Well you have put your finger on the crux of my disagreement with Darwinism. It has to do with the nature of causality itself.

Darwinists are methodologically committed to locating causality at the smallest possible level. In fact this micrological approach is the definitive characteristic of Darwinism. For Darwin himself, the smallest possible level was that of the individual organism. Today, Darwinists like to locate causality at a yet more micrological level--that of genes.

But throughout the history of Darwinism, the basic assumption remains the same: events are best explained by looking at the smallest possible causal elements.
I don't believe that this is the case. The relationship between environment and the organism has always been central to the understanding of evolution.
Evolution doesn't seek to explain 'events' as a whole. It's specifically concerned with how our bodies change from one generation to the next, and by what mechanism.
Earthquakes, illnesses, and family feuds are all just spikes in the road - just obstacles to be survived, or not survived. The mechanism for organic change (evolution) remains the same no matter what environmental conditions are in place.
Evolution science is not going to help you predict the weather - but it might help you to work out which species are best adapted to find shelter.
 
It's not a religion. There are no "followers". All truth does not flow from one man, long dead. Current evolutionary theory is the sum of all the work of all evolutionary scientists. Yes, large alterations to the theory are recent, but that is the case for all science. 200 years seperate Newton and Einstein, yet in the last 100 years physics has come 10x as far.
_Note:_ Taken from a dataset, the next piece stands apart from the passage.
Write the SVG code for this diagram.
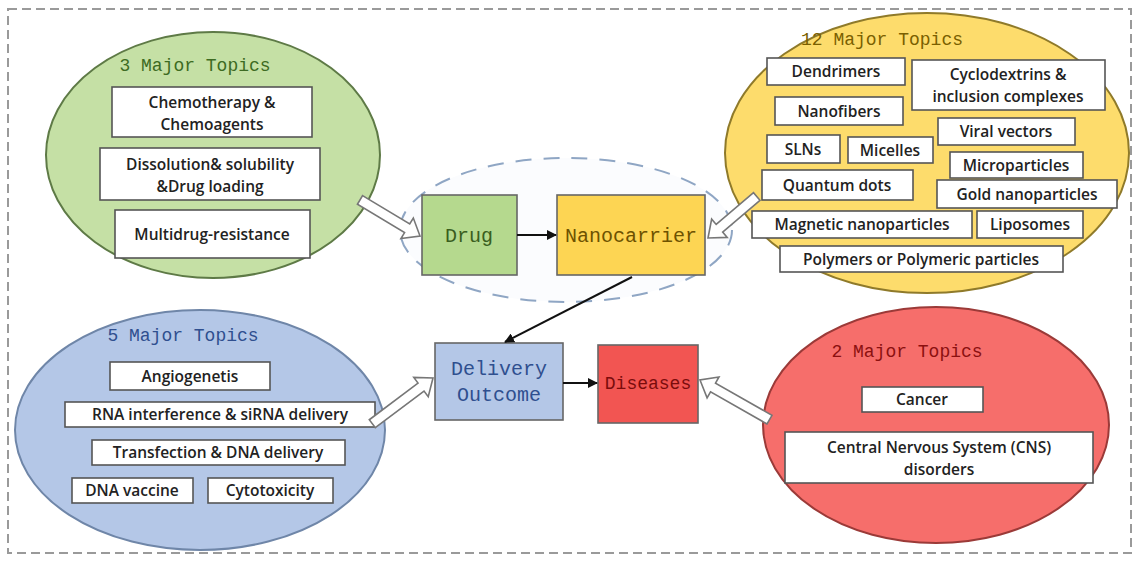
<svg xmlns="http://www.w3.org/2000/svg" width="1137" height="563" viewBox="0 0 1137 563">
<defs>
<style>
.frame{fill:none;stroke:#9a9a9a;stroke-width:2;stroke-dasharray:9 5}
.ell{stroke-width:2}
.item{fill:#fff;stroke:#555;stroke-width:1.6}
.it{font-family:"Open Sans","Liberation Sans",sans-serif;font-weight:600;font-size:15.5px;fill:#222;text-anchor:middle}
.ttl{font-family:"Liberation Mono","DejaVu Sans Mono",monospace;font-size:18px;text-anchor:middle}
.main{stroke:#666;stroke-width:1.6}
.mt{font-family:"Liberation Mono","DejaVu Sans Mono",monospace;font-size:20px;text-anchor:middle}
.ha{fill:#fff;stroke:#777;stroke-width:1.6;stroke-linejoin:miter}
.con{stroke:#111;stroke-width:2;fill:none;marker-end:url(#ah)}
</style>
<marker id="ah" viewBox="0 0 10 10" refX="9" refY="5" markerWidth="5" markerHeight="5" orient="auto">
<path d="M0,0 L10,5 L0,10 Z" fill="#111"/>
</marker>
</defs>
<rect width="1137" height="563" fill="#fff"/>
<rect class="frame" x="8" y="9" width="1123" height="544"/>

<g id="green-cluster">
<ellipse class="ell" cx="213" cy="155" rx="167" ry="123" fill="#c5e0a5" stroke="#5e7a46"/>
<text class="ttl" x="195" y="71" fill="#3d6b22">3 Major Topics</text>
<rect class="item" x="112" y="87" width="200" height="50"/>
<text class="it" x="212" y="108">Chemotherapy &amp;</text>
<text class="it" x="212" y="130">Chemoagents</text>
<rect class="item" x="100" y="148" width="220" height="52"/>
<text class="it" x="210" y="170">Dissolution&amp; solubility</text>
<text class="it" x="210" y="192">&amp;Drug loading</text>
<rect class="item" x="115" y="210" width="195" height="48"/>
<text class="it" x="212" y="240">Multidrug-resistance</text>
</g>

<g id="yellow-cluster">
<ellipse class="ell" cx="927" cy="153" rx="202" ry="140" fill="#fddc6c" stroke="#8f7a2a"/>
<text class="ttl" x="882" y="45" fill="#7a5f00">12 Major Topics</text>
<rect class="item" x="767" y="58" width="138" height="27"/>
<text class="it" x="836" y="77">Dendrimers</text>
<rect class="item" x="912" y="60" width="193" height="50"/>
<text class="it" x="1008" y="80">Cyclodextrins &amp;</text>
<text class="it" x="1008" y="102">inclusion complexes</text>
<rect class="item" x="775" y="97" width="128" height="28"/>
<text class="it" x="839" y="117">Nanofibers</text>
<rect class="item" x="938" y="118" width="137" height="27"/>
<text class="it" x="1006" y="137">Viral vectors</text>
<rect class="item" x="767" y="135" width="73" height="28"/>
<text class="it" x="803" y="155">SLNs</text>
<rect class="item" x="848" y="137" width="85" height="26"/>
<text class="it" x="890" y="156">Micelles</text>
<rect class="item" x="950" y="152" width="133" height="26"/>
<text class="it" x="1016" y="171">Microparticles</text>
<rect class="item" x="762" y="170" width="151" height="30"/>
<text class="it" x="837" y="191">Quantum dots</text>
<rect class="item" x="937" y="180" width="180" height="28"/>
<text class="it" x="1027" y="200">Gold nanoparticles</text>
<rect class="item" x="752" y="211" width="220" height="27"/>
<text class="it" x="862" y="230">Magnetic nanoparticles</text>
<rect class="item" x="977" y="211" width="106" height="27"/>
<text class="it" x="1030" y="230">Liposomes</text>
<rect class="item" x="780" y="246" width="283" height="26"/>
<text class="it" x="921" y="265">Polymers or Polymeric particles</text>
</g>

<g id="blue-cluster">
<ellipse class="ell" cx="200" cy="430" rx="185" ry="120" fill="#b4c7e7" stroke="#6f86a8"/>
<text class="ttl" x="183" y="341" fill="#2f4f8f">5 Major Topics</text>
<rect class="item" x="110" y="362" width="160" height="28"/>
<text class="it" x="190" y="382">Angiogenetis</text>
<rect class="item" x="65" y="402" width="310" height="25"/>
<text class="it" x="220" y="420">RNA interference &amp;  siRNA delivery</text>
<rect class="item" x="92" y="440" width="253" height="25"/>
<text class="it" x="218" y="458">Transfection &amp; DNA delivery</text>
<rect class="item" x="72" y="478" width="121" height="25"/>
<text class="it" x="132" y="496">DNA vaccine</text>
<rect class="item" x="208" y="478" width="125" height="25"/>
<text class="it" x="270" y="496">Cytotoxicity</text>
</g>

<g id="red-cluster">
<ellipse class="ell" cx="936" cy="425" rx="173" ry="118" fill="#f66e6b" stroke="#9b3a38"/>
<text class="ttl" x="907" y="357" fill="#8b1010">2 Major Topics</text>
<rect class="item" x="862" y="387" width="121" height="25"/>
<text class="it" x="922" y="405">Cancer</text>
<rect class="item" x="785" y="432" width="308" height="51"/>
<text class="it" x="939" y="453">Central Nervous System (CNS)</text>
<text class="it" x="939" y="475">disorders</text>
</g>

<g id="drug-nanocarrier-group">
<ellipse cx="566" cy="230" rx="166" ry="72" fill="#fbfcfe" stroke="#8fa6c4" stroke-width="2" stroke-dasharray="16 12"/>
</g>

<g id="drug">
<rect class="main" x="422" y="195" width="95" height="80" fill="#b5d98e"/>
<text class="mt" x="469" y="242" fill="#3a5e1e">Drug</text>
</g>
<g id="nanocarrier">
<rect class="main" x="557" y="195" width="148" height="80" fill="#fdd553"/>
<text class="mt" x="631" y="242" fill="#6e5200">Nanocarrier</text>
</g>
<g id="delivery-outcome">
<rect class="main" x="435" y="343" width="128" height="77" fill="#b4c7e7"/>
<text class="mt" x="499" y="375" fill="#2f4f8f">Delivery</text>
<text class="mt" x="499" y="401" fill="#2f4f8f">Outcome</text>
</g>
<g id="diseases">
<rect class="main" x="598" y="345" width="100" height="78" fill="#f25552"/>
<text class="mt" x="648" y="389" fill="#7a0c0c" style="font-size:18px">Diseases</text>
</g>

<g id="connectors">
<line class="con" x1="517" y1="235" x2="556" y2="235"/>
<line class="con" x1="632" y1="277" x2="505" y2="342"/>
<line class="con" x1="563" y1="383" x2="597" y2="383"/>
<path class="ha" transform="translate(420,236) rotate(31)" d="M-70,-5 L-15,-5 L-15,-12 L0,0 L-15,12 L-15,5 L-70,5 Z"/>
<path class="ha" transform="translate(708,238) rotate(139.6)" d="M-64,-5 L-15,-5 L-15,-12 L0,0 L-15,12 L-15,5 L-64,5 Z"/>
<path class="ha" transform="translate(433,378) rotate(-37)" d="M-76,-5 L-15,-5 L-15,-12 L0,0 L-15,12 L-15,5 L-76,5 Z"/>
<path class="ha" transform="translate(700,380) rotate(209.7)" d="M-80,-5 L-15,-5 L-15,-12 L0,0 L-15,12 L-15,5 L-80,5 Z"/>
</g>
</svg>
There are no "Darwinists". You have your little pet theory and are bending the rest of the world to create some sort of justification for it. This is what's known as *bad academic - no cookie*. Your attempts at the opening premise are so obviously twisted and self-serving, that you will find it impossible to get anyone to follow you down the road to your theory. Your methods stink.

Do you think he cares, as long as he can publish?
 
having read the thread, I think I can see the crux of Phils problems here.

Essentially he's attempting to apply the type of logic applied in religions to darwinism. If you apply this logic, then anything darwin got wrong can be taken as evidence that everything was wrong, just as anything that's wrong in the bible must disprove the bible as being the undisputable word of God.

The problem with this is that nobody from a scientific background believes in Darwin as being the all knowing all seeing oracle, or that his Origin of the Species was in any way the last word on evolutionary theory. That's not how science works. Darwins theories form the base level logic upon which far more complex and detailed modern evolutionary theory is based, with the bits of his theories that didn't stand up to scrutiny / new evidence being seen as being refuted, with new more refined theories replacing them that better matched the evidence.

This is how scientific understanding develops Phil, we don't simply believe in one text written long ago being the undisputable truth. This being the case, anyone attempting to disprove the current theoretical understanding of a subject by pointing out flaws in a 140 year old text merely show up their lack of understanding of the scientific method IMO.
 
Pish, humans per se have never been subject to evolutionary pressure. As you know, evolution works too slowly for it to take effect over mere millennia. Whatever forces are driving us towards our own destruction, evolution ain't one of them.

Wrong. Lactose tolerance has happened over the last 5-10 millenia (probably at the lower end of that span). That's just one example.
 
... and upon reading the thread all this has already been said. Ah well. So dwyer, are you gonna persist with this charade or are you gonna come out and say what you really want to say?
 
It's just another one of his "god exists" threads, nothing more.
So he tries to get through via Adam Smith but avoiding the absurdity of Eugenics and Nazis, and then at some point sneaks God in ?

Evolution is just common sense now. I reckon he should have a go at Einstein's instead.